On the internet, you can be whoever you want to be. You can edit your images you get rid of fat, acne, wrinkles, and virtually any imperfection. You can take the time to carefully form a perfect personality before posting something on your timeline. The truth is, social media isn’t real. It’s a representation of who we want to be or who we want people to think we are.
As an aspiring ministry leader, I deleted my entire Facebook because people were tagging me in photos from my former party days. This wasn’t a reflection of who I am now and to be honest, I was ashamed. From personal experience, social media has had a stronghold on not only what other people think of me, but what potential employers think of me. It even affected what I think of myself at times.
Although it keeps us posted on what’s hot in the moment, social media is a constant reminder of our past. You can look at pictures of old relationships, see what your exes are up to, see posts from 5 years ago (maybe from a time you don’t want to remember). Life wasn’t created to revert us back to our pasts. Life was not designed to be a constant reminiscence.

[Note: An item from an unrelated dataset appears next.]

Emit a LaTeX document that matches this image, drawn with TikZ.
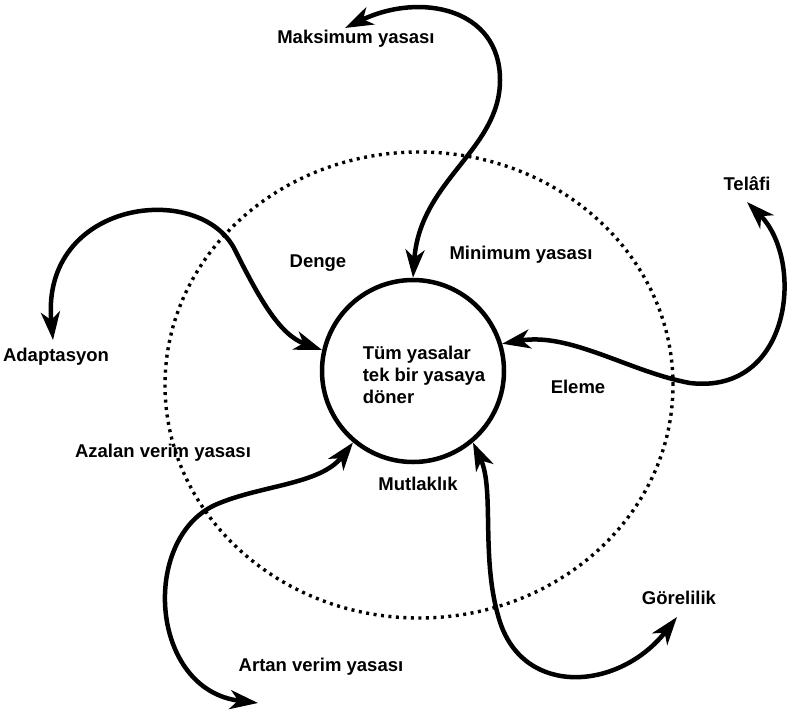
\documentclass[tikz,border=0pt]{standalone}
\usepackage{fontspec}
\setmainfont{Liberation Sans}
\usetikzlibrary{arrows.meta}
\begin{document}
\begin{tikzpicture}[x=1pt,y=-1pt,
  lbl/.style={font=\bfseries\fontsize{18.5}{22}\selectfont, inner sep=0pt},
  link/.style={line width=4.5pt, arrows={Stealth[length=28pt,width=19pt,inset=8pt]-Stealth[length=28pt,width=19pt,inset=8pt]}},
  ring/.style={line width=3.4pt, dash pattern=on 3pt off 4.5pt},
  hub/.style={circle, draw, line width=4.5pt, minimum size=182pt, inner sep=0pt}]
  \useasboundingbox (0,0) rectangle (790,710);

  % outer dotted ring and central circle
  \draw[ring] (419,385) ellipse [x radius=254pt, y radius=233pt];
  \node[hub] (core) at (413,371) {};
  \node[lbl, align=left] (all) at (424,375) {Tüm yasalar\\tek bir yasaya\\döner};

  % labels
  \node[lbl] (max) at (356,39) {Maksimum yasası};
  \node[lbl] (tel) at (747,184) {Telâfi};
  \node[lbl] (ada) at (56,357) {Adaptasyon};
  \node[lbl] (gor) at (679,598) {Görelilik};
  \node[lbl] (art) at (321,667) {Artan verim yasası};
  \node[lbl] (den) at (318,263) {Denge};
  \node[lbl] (min) at (521,255) {Minimum yasası};
  \node[lbl] (ele) at (578,387) {Eleme};
  \node[lbl] (aza) at (163,453) {Azalan verim yasası};
  \node[lbl] (mut) at (418,484) {Mutlaklık};

  % free ends of the connectors
  \coordinate (maxend) at (345,28);
  \coordinate (telend) at (747,202);
  \coordinate (gorend) at (677,617);
  \coordinate (artend) at (258,703);
  \coordinate (adaend) at (53,340);

  % bends of the connectors
  \coordinate (maxbend) at (500,80);
  \coordinate (telbend) at (690,383);
  \coordinate (gorbend) at (500,622);
  \coordinate (artbend) at (215,505);
  \coordinate (adabend) at (235,250);

  % S-shaped connectors
  \draw[link] (core.90) .. controls (420,180) and (500,150) .. (maxbend)
                        .. controls (500,8) and (420,-8) .. (maxend);
  \draw[link] (core.17) .. controls (570,332) and (630,372) .. (telbend)
                        .. controls (792,395) and (805,260) .. (telend);
  \draw[link] (core.-50) .. controls (495,490) and (480,560) .. (gorbend)
                         .. controls (525,698) and (620,690) .. (gorend);
  \draw[link] (core.230) .. controls (320,485) and (260,485) .. (artbend)
                         .. controls (140,540) and (150,690) .. (artend);
  \draw[link] (core.167) .. controls (280,335) and (260,300) .. (adabend)
                         .. controls (200,180) and (40,200) .. (adaend);
\end{tikzpicture}
\end{document}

Something my mom/BFF/guidance counselor once told me helped me come to this realization: “Don’t look back, you’re not going that way”. Hearing this put into perspective everything that social media was to me. It was something that was continually reminding me of who I WAS versus who I AM. If anything, it was pushing me to indefinitely evaluate myself or exemplifying to look like models who, in all actuality, probably didn’t even look like the photos they’re posting themselves.
I realize social media has a lot of advantages when it comes to getting information out to mass amounts of people and I truly believe people can change the world with it. I know it has shaped a lot of my generation’s perspectives today. It’s not the idea of social media that scares me, it’s the power we’ve given it that does. Like every other tool, it’s effect is often dependent upon the user.
As an AdPR minor at GVSU, I have to view this pretty critically. Life has definitely been made simpler by social media in some respects, such as advertisement and awareness of what’s going on in the world, but not without consequence. Social media prospers and encourages a great deal of people everyday, I don’t doubt that for a second. As for me, I’d prefer to stay unplugged.